Practice in Patience
Local Brewer Opens Dream Project on Grand Scale
By Daniel Barnes
As both a prolific professional brewer and a “serious backyard BBQer,” Peter Hoey loves to play with unique and exotic ingredients, but his favorite ingredient is time. Whether smoking a brisket for a day or barreling a mixed-fermentation sour beer for an entire year, Hoey makes patience an essential part of his process.
“It’s an ingredient that I think a lot of chefs and brewers take for granted, but it’s always intrigued me,” says Hoey. “All my endeavors are things that take a lot of time.”

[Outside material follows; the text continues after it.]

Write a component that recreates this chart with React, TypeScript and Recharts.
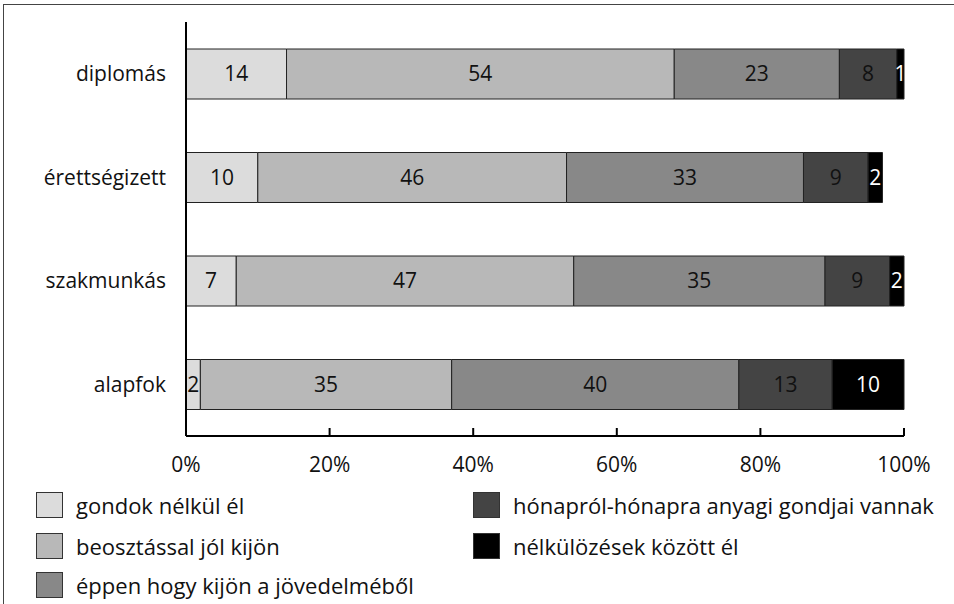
import React from 'react';
import { BarChart, Bar, XAxis, YAxis, LabelList } from 'recharts';

const categories = ['diplomás', 'érettségizett', 'szakmunkás', 'alapfok'];

const seriesNames = [
  'gondok nélkül él',
  'beosztással jól kijön',
  'éppen hogy kijön a jövedelméből',
  'hónapról-hónapra anyagi gondjai vannak',
  'nélkülözések között él',
];

// segment lengths as drawn (share of the whole, %)
const gondokNelkul = [14, 10, 7, 2];
const beosztassal = [54, 43, 47, 35];
const eppenHogy = [23, 33, 35, 40];
const honaprolHonapra = [8, 9, 9, 13];
const nelkulozesek = [1, 2, 2, 10];

// printed numbers (the érettségizett middle segment is labelled 46)
const beosztassalLabels = [54, 46, 47, 35];

const xTicks = [0, 20, 40, 60, 80, 100];

const colors = ['#dcdcdc', '#b8b8b8', '#888888', '#444444', '#000000'];
const labelColors = ['#111', '#111', '#111', '#111', '#fff'];

const FONT = '"Open Sans", "Noto Sans", sans-serif';

const keys = ['s0', 's1', 's2', 's3', 's4'];
const seriesValues = [gondokNelkul, beosztassal, eppenHogy, honaprolHonapra, nelkulozesek];
const seriesLabels = [gondokNelkul, beosztassalLabels, eppenHogy, honaprolHonapra, nelkulozesek];

const data = categories.map((name, i) => {
  const row: Record<string, string | number> = { name };
  keys.forEach((k, j) => {
    row[k] = seriesValues[j][i];
    row[k + 'label'] = seriesLabels[j][i];
  });
  return row;
});

// ticks point up into the plot, label sits below the axis
const XTick = (props: any) => {
  const { x, y, payload } = props;
  return (
    <g>
      <line x1={x} x2={x} y1={y - 8} y2={y} stroke="#000" strokeWidth={2} />
      <text x={x} y={y + 36} textAnchor="middle" fontSize={21} fontFamily={FONT} fill="#111">
        {payload.value}%
      </text>
    </g>
  );
};

const legendPos = [
  { left: 36, top: 505 },
  { left: 36, top: 546 },
  { left: 36, top: 585 },
  { left: 473, top: 505 },
  { left: 473, top: 546 },
];

export default function App() {
  return (
    <div
      style={{
        position: 'absolute',
        left: 0,
        top: 0,
        width: 954,
        height: 604,
        overflow: 'hidden',
        background: '#fff',
        fontFamily: FONT,
      }}
    >
      <div
        style={{
          position: 'absolute',
          left: 3,
          top: 4,
          width: 980,
          height: 640,
          borderTop: '1.5px solid #444',
          borderLeft: '1.5px solid #444',
        }}
      />
      <div style={{ position: 'absolute', left: 0, top: 0 }}>
        <BarChart
          width={954}
          height={604}
          data={data}
          layout="vertical"
          margin={{ top: 22, right: 50, left: 0, bottom: 128 }}
        >
          <XAxis
            type="number"
            domain={[0, 100]}
            ticks={xTicks}
            height={40}
            tickLine={false}
            tickSize={0}
            tickMargin={0}
            axisLine={{ stroke: '#000', strokeWidth: 2 }}
            tick={<XTick />}
            interval={0}
          />
          <YAxis
            type="category"
            dataKey="name"
            width={186}
            tickLine={false}
            tickSize={0}
            tickMargin={20}
            axisLine={{ stroke: '#000', strokeWidth: 2 }}
            tick={{ fontSize: 21, fontFamily: FONT, fill: '#111' }}
          />
          {keys.map((k, j) => (
            <Bar
              key={k}
              dataKey={k}
              name={seriesNames[j]}
              stackId="a"
              fill={colors[j]}
              stroke="#222"
              strokeWidth={1}
              barSize={50}
              isAnimationActive={false}
            >
              <LabelList
                dataKey={k + 'label'}
                position="center"
                fill={labelColors[j]}
                fontSize={21}
                fontFamily={FONT}
              />
            </Bar>
          ))}
        </BarChart>
      </div>
      {seriesNames.map((n, j) => (
        <div
          key={n}
          style={{
            position: 'absolute',
            left: legendPos[j].left,
            top: legendPos[j].top - 15,
            height: 30,
            display: 'flex',
            alignItems: 'center',
            whiteSpace: 'nowrap',
          }}
        >
          <div
            style={{
              width: 25,
              height: 24,
              background: colors[j],
              border: '1.5px solid #333',
              marginRight: 13,
            }}
          />
          <span style={{ fontSize: 22, color: '#111' }}>{n}</span>
        </div>
      ))}
    </div>
  );
}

The endeavor that took Hoey the longest time has finally come to fruition. After 20 years in the craft beer business as a brewer, business owner and industry consultant, Hoey, along with partner Rob Archie of Pangaea Bier Café, has opened the ambitious Urban Roots Brewery & Smokehouse
in the old Brownie’s building on the corner of 14th and V streets. Located in a 15,600-square-foot facility, with a 15-barrel production brewery, 300-seat restaurant, large outdoor patio, and ample space for barrels and oak foeders, Urban Roots is a dream project made real on a grand scale.
“Rob and I joke that we are picking all our favorite things from all over the world and putting them all into one place,” says Hoey. “That’s not too far off from the truth.”
Beloved elements from his beer-related travels with Archie have made their way into the Urban Roots concept: the homey comfort of English pubs, old-world charm of French and Belgian farmhouses, and laid-back vibe of West Coast craft breweries. Hoey loves German beer gardens, so he insisted that the plans for Urban Roots include a large outdoor drinking space, complete with traditional chestnut trees. Both Hoey and Archie have kids, so a discreetly out-of-the-way children’s play area was also included. “We’re trying to set it up in a way where we can have a little something for everybody,” says Hoey.
There are few people as synonymous with California craft beer as Hoey, yet he comes from a wine background, with family roots in Healdsburg and oenophile parents. “A lot of our vacations as kids were going winetasting with the family, and my brother and I were just tagging along,” says Hoey. “I was already coming up in that culture, and I started cooking a lot.”
Hoey’s budding culinary interests evolved into a fascination with homebrewing, and the wunderkind produced his first batch of beer at the age of 17. He got hired as an assistant brewer at Sacramento Brewing Company in 1998, and he worked there while taking classes with the American Brewers Guild. After completing his education, Hoey found work at Sierra Nevada in Chico, where he absorbed the legendary craft brewery’s obsession with quality control. He spent two years at Sierra Nevada, then became brewmaster at Bison Brewing in Berkeley before moving back to Sacramento Brewing.
After Sacramento Brewing ceased operations in 2009, Hoey made his first attempt to launch his own brewery with Odanata Beer Co. “Instead of building a brewery, we tried to operate a contract model, where we rented space in other breweries to produce our beer,” he says. “While it doesn’t require as much startup capital, it’s a much harder story to tell customers.” When Odanata closed due to cash flow issues, Hoey freelanced as a brewery consultant, helping to launch Sutter Buttes Brewing and Ruhstaller, before accepting a position as regional sales director with Brewers Supply Group.
Archie first broached the idea of partnering with his friend and travel partner Hoey on a project back in 2010, and they talked about launching a nanobrewery in the space where Pangaea’s bottle shop sits. Plans were put on hold when Hoey took the job at BSG, but Archie refused to consider working with anyone else. “I feel like we complement each other because Peter makes beer and I’m essentially a fan and a purveyor of beer,” says Archie. “We’re able to share the passion together, so that made it very easy for us to know that we want to go in as partners.”
Seven years after getting hired at BSG, Hoey was ready to go all-in on his and Archie’s dream project, and it wasn’t long before their real estate broker found the vacant property on V Street. “It’s kind of an odd building, because it’s not on a nightlife strip, but it’s also not in a remote warehouse district,” says Hoey.
Urban Roots is the last step in a decades-long process that began in Hoey’s kitchen, the perfect ending for a man who describes himself as a “process-oriented” brewer. “I’m constantly tweaking and striving for improvement,” he says. “Paying attention to the very small things is what makes the difference between good beer and great beer.”